Orthopedist Questions New Study on Back Pain
July 3, 2014
GREAT NECK, NY -- A New York orthopedist is questioning the findings in a new study that says epidural steroid injections may not help relieve back and leg pain.
“This is another study that we need to take very seriously, but my experience is that patients do benefit,” said Thomas Mauri, MD, vice chairman of Orthopedic Surgery at Long Island Jewish Medical Center and North Shore University Hospital and chief of the Division of Spinal Surgery at North Shore University Hospital.

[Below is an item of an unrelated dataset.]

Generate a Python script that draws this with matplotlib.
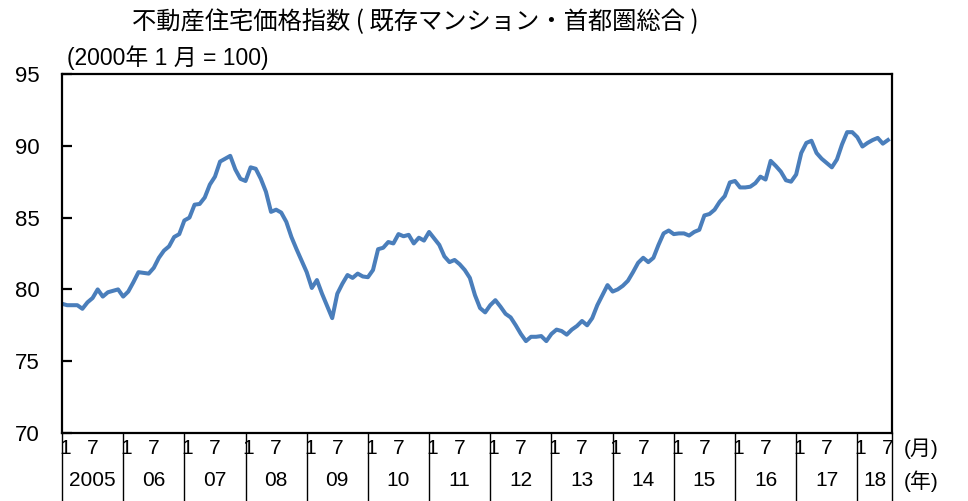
import matplotlib
matplotlib.use("Agg")
import matplotlib.pyplot as plt
import matplotlib.transforms as mtransforms
import numpy as np

# Data: monthly index, Jan 2005 - Jul 2018
values_2005 = [79.0, 78.9, 78.9, 78.9, 78.65, 79.1, 79.4, 80.0, 79.5, 79.8, 79.9, 80.0]
values_2006 = [79.5, 79.85, 80.5, 81.2, 81.15, 81.1, 81.5, 82.2, 82.7, 83.0, 83.65, 83.85]
values_2007 = [84.8, 85.0, 85.9, 85.95, 86.4, 87.3, 87.85, 88.9, 89.1, 89.3, 88.35, 87.7]
values_2008 = [87.55, 88.5, 88.4, 87.7, 86.8, 85.4, 85.55, 85.35, 84.7, 83.65, 82.8, 82.0]
values_2009 = [81.2, 80.1, 80.65, 79.7, 78.85, 78.0, 79.7, 80.4, 81.0, 80.8, 81.1, 80.9]
values_2010 = [80.85, 81.35, 82.8, 82.9, 83.3, 83.2, 83.85, 83.7, 83.8, 83.2, 83.6, 83.4]
values_2011 = [84.0, 83.55, 83.1, 82.3, 81.9, 82.05, 81.75, 81.35, 80.8, 79.6, 78.7, 78.4]
values_2012 = [78.9, 79.25, 78.8, 78.3, 78.05, 77.5, 76.9, 76.4, 76.7, 76.7, 76.75, 76.4]
values_2013 = [76.9, 77.2, 77.1, 76.85, 77.2, 77.45, 77.8, 77.5, 78.0, 78.9, 79.6, 80.3]
values_2014 = [79.85, 80.0, 80.25, 80.6, 81.2, 81.85, 82.2, 81.9, 82.2, 83.1, 83.9, 84.1]
values_2015 = [83.85, 83.9, 83.9, 83.75, 84.0, 84.15, 85.15, 85.25, 85.55, 86.1, 86.5, 87.45]
values_2016 = [87.55, 87.1, 87.1, 87.15, 87.4, 87.85, 87.65, 88.95, 88.6, 88.2, 87.6, 87.5]
values_2017 = [88.0, 89.5, 90.2, 90.35, 89.5, 89.1, 88.8, 88.5, 89.05, 90.1, 90.95, 90.95]
values_2018 = [90.6, 89.95, 90.2, 90.4, 90.55, 90.15, 90.4]

year_labels = ["2005", "06", "07", "08", "09", "10", "11", "12", "13", "14", "15", "16", "17", "18"]
y_ticks = [70, 75, 80, 85, 90, 95]

title = "不動産住宅価格指数 ( 既存マンション・首都圏総合 )"
subtitle = "(2000年 1 月 = 100)"

values = (values_2005 + values_2006 + values_2007 + values_2008 + values_2009 + values_2010
          + values_2011 + values_2012 + values_2013 + values_2014 + values_2015 + values_2016
          + values_2017 + values_2018)
x = np.arange(len(values))

plt.rcParams['font.family'] = ['Liberation Sans', 'Noto Sans CJK JP']

fig = plt.figure(figsize=(9.68, 5.01), dpi=100)
ax = fig.add_axes([62/968, 1-433/501, (892-62)/968, (433-74)/501])

ax.plot(x, values, color="#4a7ebb", linewidth=2.9, solid_joinstyle='round')

x_end = len(values) - 1 + 0.8
ax.set_xlim(0, x_end)
ax.set_ylim(70, 95)

for s in ax.spines.values():
    s.set_linewidth(1.6)
    s.set_color("black")

ax.set_yticks(y_ticks)
ax.set_yticklabels([str(v) for v in y_ticks], fontsize=16)
ax.tick_params(axis='y', direction='in', length=7, width=1.6, pad=16)

# x separators as long ticks
n_years = len(year_labels)
sep = [12*k for k in range(n_years)] + [x_end]
ax.set_xticks(sep)
ax.set_xticklabels([])
ax.tick_params(axis='x', direction='out', length=49, width=1.0, color='black')

trans = mtransforms.blended_transform_factory(ax.transData, ax.transAxes)
month_y = (433-449)/359
year_y = (433-481)/359
for k, lab in enumerate(year_labels):
    ax.text(12*k + 0.6, month_y, "1", transform=trans, ha='center', va='center', fontsize=15)
    ax.text(12*k + 6, month_y, "7", transform=trans, ha='center', va='center', fontsize=15)
    start = 12*k
    end = min(12*(k+1), x_end)
    ax.text((start+end)/2, year_y, lab, transform=trans, ha='center', va='center', fontsize=15)

fig.text(921/968, 1-449/501, "(月)", ha='center', va='center', fontsize=15)
fig.text(921/968, 1-481/501, "(年)", ha='center', va='center', fontsize=15)

fig.text(415/968, 1-22/501, title, ha='center', va='center', fontsize=17.5,
         family=['Noto Sans CJK JP', 'Liberation Sans'])
fig.text(67/968, 1-58/501, subtitle, ha='left', va='center', fontsize=16.5)

fig.savefig("out.png", dpi=100)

“When we have studies that have a larger number of subjects involved in them, then we will be able to tease out the differences in how patients respond to different treatments. “
The study, published July 2 in the New England Journal of Medicine, involved 400 patients with spinal stenosis. Patients were given steroid injections and an anesthetic for six weeks. The researchers found that the combination of medications was no more effective than the anesthetic alone.
Spinal stenosis is generally caused by arthritis of the spine and usually occurs in older patients, Dr. Mauri says, although younger patients can get it as well.
The condition causes a narrowing of the open spaces within the spine, which puts pressure on nerves and causes pain or numbness in the back and legs.
Injections for spinal stenosis are given in the lower spine just above the buttocks. But, other medications and methods are also used to alleviate pain, says Dr. Mauri.
“The injections are one other type of treatment,” says Dr. Mauri.” We sometimes give the same type of steroid by mouth prior to trying injections. We’ll also give them physical therapy and have them see a physiatrist for evaluation for other types of treatment.”
In some cases, says Dr. Mauri, the injections have allowed patients to avoid surgery.